5 Ways to Improve the Customer Experience

Today, keeping customers happy may be the best way to boost revenue.
Improving customer experience should be the No. 1 priority of small business owners. (Photo: flower travelin' man/Shutterstock)

How do you increase revenue growth? In a survey, the No. 1 strategy small business owners planned to use in 2016 was improving customer experience and retention.

“Customer experience” encompasses every interaction customers have with your business, from browsing your website to shopping or dining on premises to posting comments — and receiving responses — on social media.

Increasingly, providing a superior customer experience is critical to poaching market share from the competition. Here are five ways to do it.

Create a mantra

Owners should create a one-sentence vision of customer service expectations for their business, advised Shep Hyken, a customer service expert, professional speaker and author. For example, he loves The Ritz-Carlton’s nine-word motto of “We are ladies and gentlemen serving ladies and gentlemen.”


“If you’re consistently above average, it becomes predictable. Predictability leads to trust and confidence, which leads to repeat business.”- Shep Hyken (Photo: Shep Hyken)

Just putting the mantra on a break room poster isn’t enough, of course. Owners and staff must act on it.

“If a customer calls with a complaint and wants his money back, are you going to argue with him? Or are you going to replace the product and go a little beyond what’s expected?” said Hyken. “If you’re consistently above average, it becomes predictable. Predictability leads to trust and confidence, which leads to repeat business.”

Train your staff well

Owners assume, often mistakenly, that their employees understand the importance of customers, said Randi Busse, president of Workforce Development Group Inc., a coaching and training organization that specializes in improving the customer experience, increasing customer retention and maximizing revenue. But pulling off a customer-forward approach requires training your staff on both its importance and execution.

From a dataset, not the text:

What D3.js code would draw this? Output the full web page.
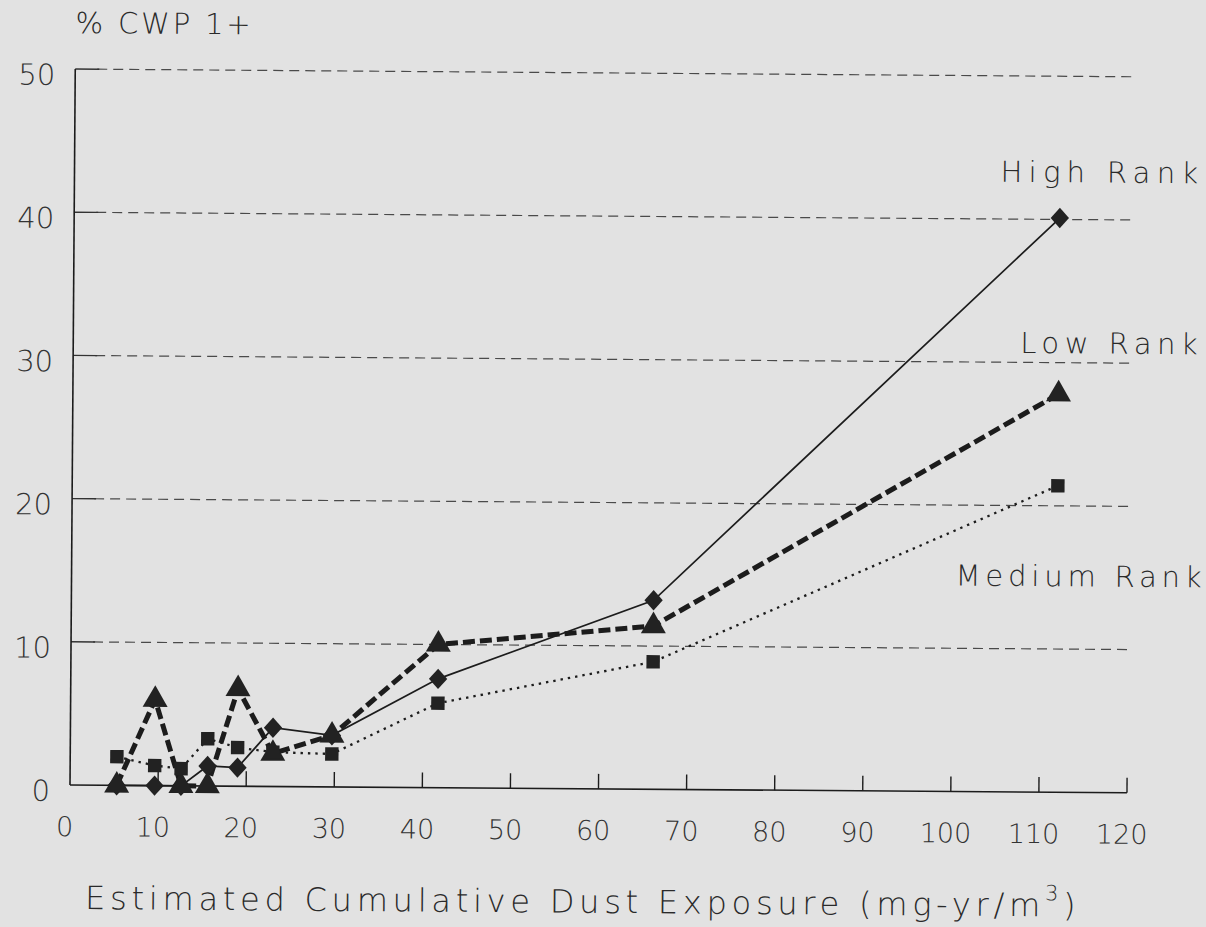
<!DOCTYPE html>
<html>
<head>
<meta charset="utf-8">
<script src="https://cdn.jsdelivr.net/npm/d3@7"></script>
<style>
  body { margin: 0; background: #e2e2e2; }
  svg { display: block; }
</style>
</head>
<body>
<div id="container"></div>
<script>
let width = 1206;
let height = 927;

// values
let exposure = [5.3, 9.6, 12.6, 15.6, 19.0, 23.0, 29.7, 41.7, 66.1, 111.9];
let highRank = [0, 0, 0, 1.4, 1.3, 4.1, 3.6, 7.6, 13.2, 40.1];
let lowRank = [0, 6.0, 0, 0, 6.8, 2.3, 3.6, 10.0, 11.4, 27.8];
let mediumRank = [2.0, 1.4, 1.2, 3.3, 2.7, 2.4, 2.3, 5.9, 8.9, 21.4];

let xTicks = [0, 10, 20, 30, 40, 50, 60, 70, 80, 90, 100, 110, 120];
let yTicks = [0, 10, 20, 30, 40, 50];

let ink = '#1c1c1c';
let font = '"DejaVu Sans", sans-serif';

let svg = d3.select('#container')
    .append('svg')
    .attr('width', width)
    .attr('height', height);

svg.append('rect')
    .attr('width', width)
    .attr('height', height)
    .attr('fill', '#e2e2e2');

// the scan is turned a little clockwise, so the whole plot is too
let g = svg.append('g')
    .attr('transform', 'translate(70,785) rotate(0.42)');

let x = d3.scaleLinear().domain([0, 120]).range([0, 1057]);
let y = d3.scaleLinear().domain([0, 50]).range([0, -716]);

// dashed grid lines
g.selectAll('.grid')
    .data(yTicks.filter(d => d > 0))
    .enter()
    .append('line')
    .attr('class', 'grid')
    .attr('x1', 22)
    .attr('x2', x(120) + 3)
    .attr('y1', d => y(d))
    .attr('y2', d => y(d))
    .attr('stroke', '#4a4a4a')
    .attr('stroke-width', 1.2)
    .attr('stroke-dasharray', '10,6');

// short solid tick at the start of each grid line
g.selectAll('.ytick')
    .data(yTicks.filter(d => d > 0))
    .enter()
    .append('line')
    .attr('x1', 0)
    .attr('x2', 24)
    .attr('y1', d => y(d))
    .attr('y2', d => y(d))
    .attr('stroke', '#333')
    .attr('stroke-width', 1.4);

// axes
g.append('line')
    .attr('x1', 0).attr('x2', 0)
    .attr('y1', 0).attr('y2', y(50))
    .attr('stroke', ink)
    .attr('stroke-width', 1.6);

g.append('line')
    .attr('x1', 0).attr('x2', x(120))
    .attr('y1', 0).attr('y2', 0)
    .attr('stroke', ink)
    .attr('stroke-width', 1.6);

g.selectAll('.xtick')
    .data(xTicks.filter(d => d > 0))
    .enter()
    .append('line')
    .attr('x1', d => x(d))
    .attr('x2', d => x(d))
    .attr('y1', 0)
    .attr('y2', -15)
    .attr('stroke', ink)
    .attr('stroke-width', 1.4);

// tick labels
g.selectAll('.xlabel')
    .data(xTicks)
    .enter()
    .append('text')
    .attr('x', d => x(d) - 5)
    .attr('y', 51)
    .attr('text-anchor', 'middle')
    .attr('font-family', font)
    .attr('font-weight', 200)
    .attr('font-size', 27)
    .attr('fill', '#333')
    .text(d => d);

g.selectAll('.ylabel')
    .data(yTicks)
    .enter()
    .append('text')
    .attr('x', -20)
    .attr('y', d => y(d) + 16)
    .attr('text-anchor', 'end')
    .attr('font-family', font)
    .attr('font-weight', 200)
    .attr('font-size', 29)
    .attr('fill', '#333')
    .text(d => d);

// stretch a label to the width it has in the scan
function label(str, x0, x1, yy, size) {
    let t = g.append('text')
        .attr('x', x0)
        .attr('y', yy)
        .attr('font-family', font)
        .attr('font-weight', 200)
        .attr('font-size', size)
        .attr('fill', '#2a2a2a')
        .text(str);
    let len = t.node().getComputedTextLength();
    t.attr('letter-spacing', (x1 - x0 - len) / str.length);
    return t;
}

label('% CWP 1+', 0, 178, -752, 29);
label('High Rank', 926, 1130, -610, 29);
label('Low Rank', 947, 1130, -439, 29);
label('Medium Rank', 884, 1135, -206, 29);

// x axis title with superscript
let title = g.append('text')
    .attr('x', 16)
    .attr('y', 124)
    .attr('font-family', font)
    .attr('font-weight', 200)
    .attr('font-size', 32)
    .attr('fill', '#2a2a2a');
title.append('tspan').text('Estimated Cumulative Dust Exposure (mg-yr/m');
title.append('tspan').attr('dy', -16).attr('font-size', 21).text('3');
title.append('tspan').attr('dy', 16).text(')');
let tLen = title.node().getComputedTextLength();
title.attr('letter-spacing', (1000 - tLen) / 46);

// series
let series = [
    { name: 'high', values: highRank, dash: null, width: 1.7 },
    { name: 'low', values: lowRank, dash: '12,5', width: 5 },
    { name: 'medium', values: mediumRank, dash: '2.4,5', width: 2.3 }
];

let line = d3.line()
    .x((d, i) => x(exposure[i]))
    .y(d => y(d));

g.selectAll('.series')
    .data(series)
    .enter()
    .append('path')
    .attr('class', 'series')
    .attr('d', d => line(d.values))
    .attr('fill', 'none')
    .attr('stroke', ink)
    .attr('stroke-width', d => d.width)
    .attr('stroke-dasharray', d => d.dash);

// a diamond a bit wider than d3's own
let wideDiamond = {
    draw(context, size) {
        let h = Math.sqrt(size) * 0.72;
        let w = h * 0.9;
        context.moveTo(0, -h);
        context.lineTo(w, 0);
        context.lineTo(0, h);
        context.lineTo(-w, 0);
        context.closePath();
    }
};

let markers = [
    { values: highRank, type: wideDiamond, size: 200 },
    { values: lowRank, type: d3.symbolTriangle, size: 270 },
    { values: mediumRank, type: d3.symbolSquare, size: 180 }
];

markers.forEach(m => {
    g.selectAll(null)
        .data(m.values)
        .enter()
        .append('path')
        .attr('transform', (d, i) => 'translate(' + x(exposure[i]) + ',' + y(d) + ')')
        .attr('d', d3.symbol().type(m.type).size(m.size))
        .attr('fill', '#222');
});
</script>
</body>
</html>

“Just because someone has X number of years in an industry or even in a customer service position doesn’t mean they know how customers should be treated,” she said.

“Providing customer service training is just as important as training an employee on how to use the computer system and all about the products and services the company offers. Empowered employees make decisions that are in the best interest of the company and the customer.”

Train them yourself or pay to have them trained. Above all, communicate to employees exactly what’s expected.

Provide ongoing feedback


“Businesses need to realize they’re dealing with another human being who just wants to be made to feel important and valued. Make it personal, make it real, make it genuine.” -Randi Busse (Photo: Randi Busse)

Training shouldn’t stop after an employee is hired, said Stephen Sheinbaum, founder of Bizfi, an online marketplace for business financing based in New York City.

“Owners need to prioritize time in their work week for a staff-wide reflection on what was done right and what could be done better the next time,” he said. “When you hear or see employees having the right kind of interaction with your customers, be sure to let them know you’re proud of their effort.”

Sheinbaum said he stresses “empowered listening.” It happens when employees (and owners) pay attention to what a customer says and respond with a tailored solution.

Busse said owners should consider their business model “human-to-human” rather than B2C. “Businesses need to realize they’re dealing with another human being who just wants to be made to feel important and valued. Make it personal, make it real, make it genuine.”

Create a customer journey map

A customer journey map is a helpful tool for identifying customer experience issues and opportunities. It’s a diagram of the steps and emotions a customer goes through when engaging with a business, said Lisa Dance, a customer experience and user experience designer with ServiceEase in Richmond, Virginia.

“Using observation, customer interviews and sales data, document what actually happens when a customer makes a purchase or gets a service. This allows you to identify and resolve pain points at those critical moments where customers become dissatisfied.”

The Harvard Business Review has more on customer journey maps.

Consider CRM software

To further help improve the customer experience, Sheinbaum recommends using customer response management (CRM) software. This software can help a small business organize contacts, establish the sales funnel, track sales goals and performance and manage customer communication.


Using customer response management (CRM) software can improve customer experience by managing customer communication with the business, says Stephen Sheinbaum, founder of Bizfi. (Photo: Stephen Sheinbaum)

“CRM systems were first developed for big businesses with large sales teams, but now these systems are within reach of small businesses, and they can be accessible to you and your employees from within your office or on the road,” said Sheinbaum. “In addition, many CRM systems have ties to email messaging systems and electronic invoicing so a small business can lift its operations on many fronts all at once.”

Hyken noted CRM software can improve the customer experience and help a business run more smoothly by collecting relevant details on its customers, from past purchases to complaints, and putting that info into the hands of employees for immediate action. “They can have a good positive relationship because of it, and they don’t need a manager to step in to help.”